According to legend, Ernest Hemingway once made a $10 bet with several writers that he could write a whole story in six words. He wrote “For sale. Baby shoes. Never worn.” on a napkin, passed it around, and collected his winnings.
Whether or not the legend is true, the emotion of the story is still powerful, and everyone can imagine the sadness of the person posting that newspaper classified ad.
But how did we know it was a classified ad? The tipoff was “For Sale.” If you’re of a certain age, you remember the For Sale section of a newspaper’s classified ads. (You also remember newspapers.)

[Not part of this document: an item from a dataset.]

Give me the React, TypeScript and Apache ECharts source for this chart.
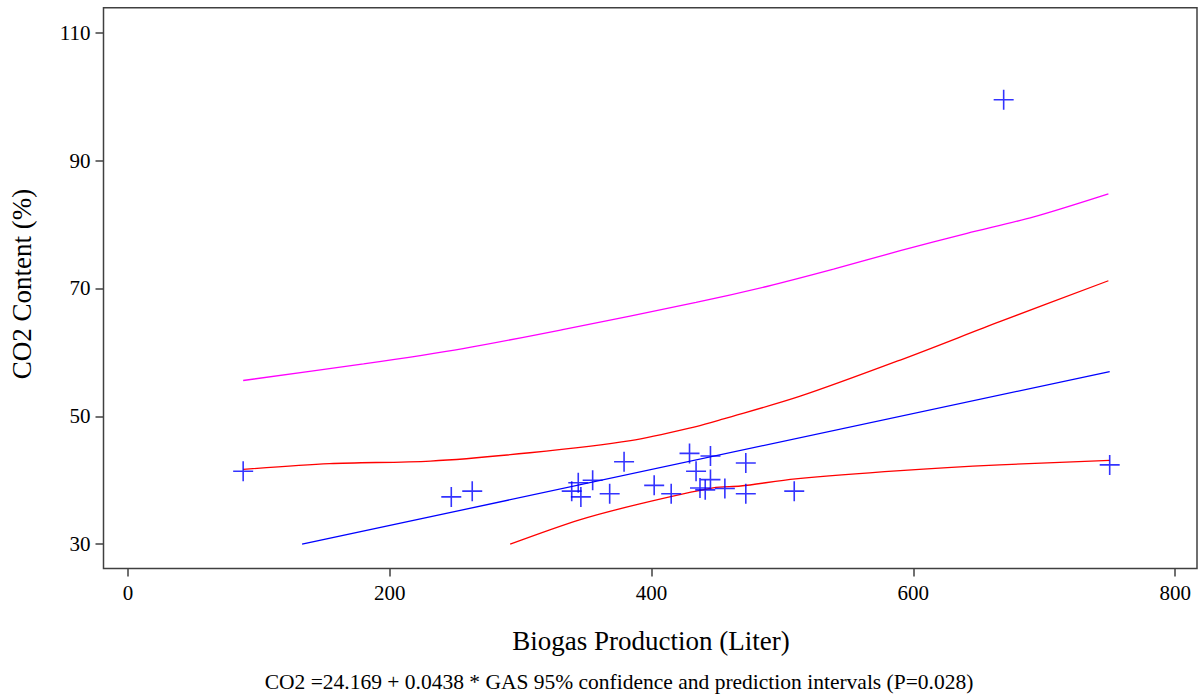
import React, { useEffect, useRef } from "react";
import * as echarts from "echarts";

const gasValues = [88, 247, 263, 339, 344, 346, 355, 368, 379, 402, 415, 429, 434, 437, 441, 445, 445, 456, 472, 472, 509, 669, 750];
const co2Values = [41.4, 37.4, 38.3, 38.3, 39.6, 37.4, 40.0, 37.9, 42.9, 39.2, 37.9, 44.2, 41.4, 38.8, 38.5, 43.8, 40.1, 38.7, 42.7, 37.9, 38.3, 99.5, 42.4];

const fitX = [133, 750];
const fitY = [30.0, 57.0];

const confUpperX = [88, 154, 231, 307, 384, 434, 455, 513, 590, 666, 749];
const confUpperY = [41.7, 42.6, 43.0, 44.3, 46.2, 48.4, 49.6, 53.1, 58.8, 64.8, 71.2];

const confLowerX = [292, 345, 391, 447, 468, 510, 590, 666, 750];
const confLowerY = [30.0, 33.8, 36.3, 38.8, 39.1, 40.2, 41.5, 42.4, 43.1];

const predUpperX = [88, 180, 256, 333, 434, 488, 539, 590, 641, 692, 749];
const predUpperY = [55.6, 58.2, 60.6, 63.6, 67.8, 70.3, 73.0, 75.9, 78.6, 81.2, 84.8];

const xTicks = [0, 200, 400, 600, 800];
const yTicks = [30, 50, 70, 90, 110];

const xTitle = "Biogas Production (Liter)";
const yTitle = "CO2 Content (%)";
const caption = "CO2 =24.169 + 0.0438 * GAS 95% confidence and prediction intervals (P=0.028)";

const zip = (xs: number[], ys: number[]) => xs.map((x, i) => [x, ys[i]]);

const FONT = "'Liberation Serif', 'Times New Roman', serif";

export default function App() {
  const ref = useRef<HTMLDivElement>(null);
  useEffect(() => {
    if (!ref.current) return;
    const chart = echarts.init(ref.current, null, { renderer: "svg" });
    const lineSeries = (data: number[][], color: string) => ({
      type: "line",
      data,
      showSymbol: false,
      smooth: 0.3,
      lineStyle: { color, width: 1.3 },
      z: 2,
    });
    chart.setOption({
      animation: false,
      backgroundColor: "#ffffff",
      grid: {
        left: 103.5,
        right: 6,
        top: 7.7,
        bottom: 126.5,
        show: true,
        borderColor: "#404040",
        borderWidth: 1.5,
        backgroundColor: "transparent",
      },
      xAxis: {
        type: "value",
        min: -18.7,
        max: 816.7,
        splitLine: { show: false },
        axisLine: { show: false, onZero: false },
        axisTick: { show: true, length: 8, lineStyle: { color: "#404040", width: 1.5 }, customValues: xTicks },
        axisLabel: { customValues: xTicks, fontFamily: FONT, fontSize: 21, color: "#000", margin: 14 },
      },
      yAxis: {
        type: "value",
        min: 26.2,
        max: 113.9,
        splitLine: { show: false },
        axisLine: { show: false, onZero: false },
        axisTick: { show: true, length: 8, lineStyle: { color: "#404040", width: 1.5 }, customValues: yTicks },
        axisLabel: { customValues: yTicks, fontFamily: FONT, fontSize: 21, color: "#000", margin: 13 },
      },
      series: [
        lineSeries(zip(predUpperX, predUpperY), "#ff00ff"),
        lineSeries(zip(confUpperX, confUpperY), "#ff0000"),
        lineSeries(zip(confLowerX, confLowerY), "#ff0000"),
        { ...lineSeries(zip(fitX, fitY), "#0000ff"), smooth: false },
        {
          type: "scatter",
          data: zip(gasValues, co2Values),
          symbol: "path://M0,10L20,10M10,0L10,20",
          symbolSize: 20,
          itemStyle: { color: "transparent", borderColor: "#0000ff", borderWidth: 1.6 },
          z: 3,
        },
      ],
      graphic: [
        {
          type: "text",
          x: 651,
          y: 641,
          style: { text: xTitle, font: `27px ${FONT}`, fill: "#000", textAlign: "center", textVerticalAlign: "middle" },
        },
        {
          type: "text",
          x: 22,
          y: 284,
          rotation: Math.PI / 2,
          style: { text: yTitle, font: `27px ${FONT}`, fill: "#000", textAlign: "center", textVerticalAlign: "middle" },
        },
        {
          type: "text",
          x: 619,
          y: 682,
          style: { text: caption, font: `21.5px ${FONT}`, fill: "#000", textAlign: "center", textVerticalAlign: "middle" },
        },
      ],
    });
    return () => chart.dispose();
  }, []);
  return <div ref={ref} style={{ position: "fixed", left: 0, top: 0, width: 1203, height: 695 }} />;
}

As for “Baby shoes” and “Never used,” we know what those mean. When those particular words are placed together, without knowing the story, we fill it in ourselves, adding our own version of details, which makes us all go “aww.”
Our understanding of this six word novel comes from what Hemingway called the Iceberg Theory, or the Theory of Omission. It’s the idea that you can leave things out of your work and your reader is smart enough to fill them in.
He called it the Iceberg Theory because of the way an iceberg works — the part that we see is supported by the part we don’t see. Or as he said in Death In The Afternoon, “The dignity of movement of an iceberg is due to only one-eighth of it being above water.”
Even that statement is an Iceberg statement. What he could have said, but left out, was “The dignity of movement of an iceberg is due to only one-eighth of (the iceberg) being (visible) above (the) water(’s surface), (and the other seven-eighths of the iceberg being below the water’s surface).”
We understood what Hemingway meant, even without the added verbiage. In fact, we probably understood the sentence better.
Many content marketers overwrite their work, adding in needless details, extra words, and unnecessary explanations that don’t add to the work. If anything, that distracts from their message and makes it harder to read.
They write the second sentence, thinking more words mean better words.
Riding the Iceberg: What This Has to Do With Content Marketing
When I was the crisis communication director for the Indiana health department, I struggled to get the epidemiologists (public health scientists) to understand the difference between being correct and being accurate. Since I shared our messages with the media, it was important to be correct in order not to lose the audience.
For the epidemiologists, it was important to be as technically accurate as possible, no matter how long it took to say something. So they would have referred to things like “the water’s surface” or “the other seven-eighths of the iceberg.”
Even now, I’m sure one of them would point out, for the sake of accuracy, that a) we don’t have icebergs in Indiana, and b) even if we did, they wouldn’t fall under our purview, but would instead come under the jurisdiction of the Department of Natural Resources, unless of course, we were asked to assist them, and would do so only with the express written approval of the State Health Commissioner and oh God, I’m going to scream.
To them, the phrase “it goes without saying” was a personal challenge, because it damn well couldn’t.
It comes down to this: your readers aren’t stupid.
Your readers are smart, capable, educated people who can make logical leaps.
It means I don’t need to be 100 percent technically accurate, as long as I’m correct. I don’t need to specify that water has a surface, and there are things below it. You know that if an iceberg has one-eighth out of the water, the other seven-eighths are somewhere close by. You know that each time I say “Hemingway,” I don’t have to specify “Ernest” to let you know I didn’t switch to Mariel when you weren’t looking.
Your own content marketing can be great if you can “ride the iceberg” and learn what to leave out of your writing. Your readers are smart, and they’ll be able to follow along. Just focus on being correct, and you’ll be fine.
The Other Side of the Coin: You Need As Many Details As Possible
But this also means you need to know as much as possible about your subject. You need to immerse yourself in it and absorb as many details as possible. If you don’t know something, your content marketing will be weak.
Hemingway — Ernest, not Mariel — also said in Death In The Afternoon:
If a writer of prose knows enough about what he is writing about, he may omit things that he knows. . . A writer who omits things because he does not know them only makes hollow places in his writing.
Journalists who cover a story learn as much as they can, becoming an expert for a day. They learn what to leave out because they always gather much more information than they need. This is how they avoid the hollow places.
This means content marketers should either be experts in their subject, or they should be very good at conducting interviews with subject matter experts. Either way, they need as many details as possible in order to make intelligent choices about what to leave out and what to keep in.
Using the Iceberg Theory in your content marketing means two things: 1) don’t overwrite. Leave out details so you don’t bore your readers to death. But, 2) make damn sure you know the details you’re leaving out. Don’t leave things out due to ignorance or laziness. Your work will suffer, and your readers will know the difference.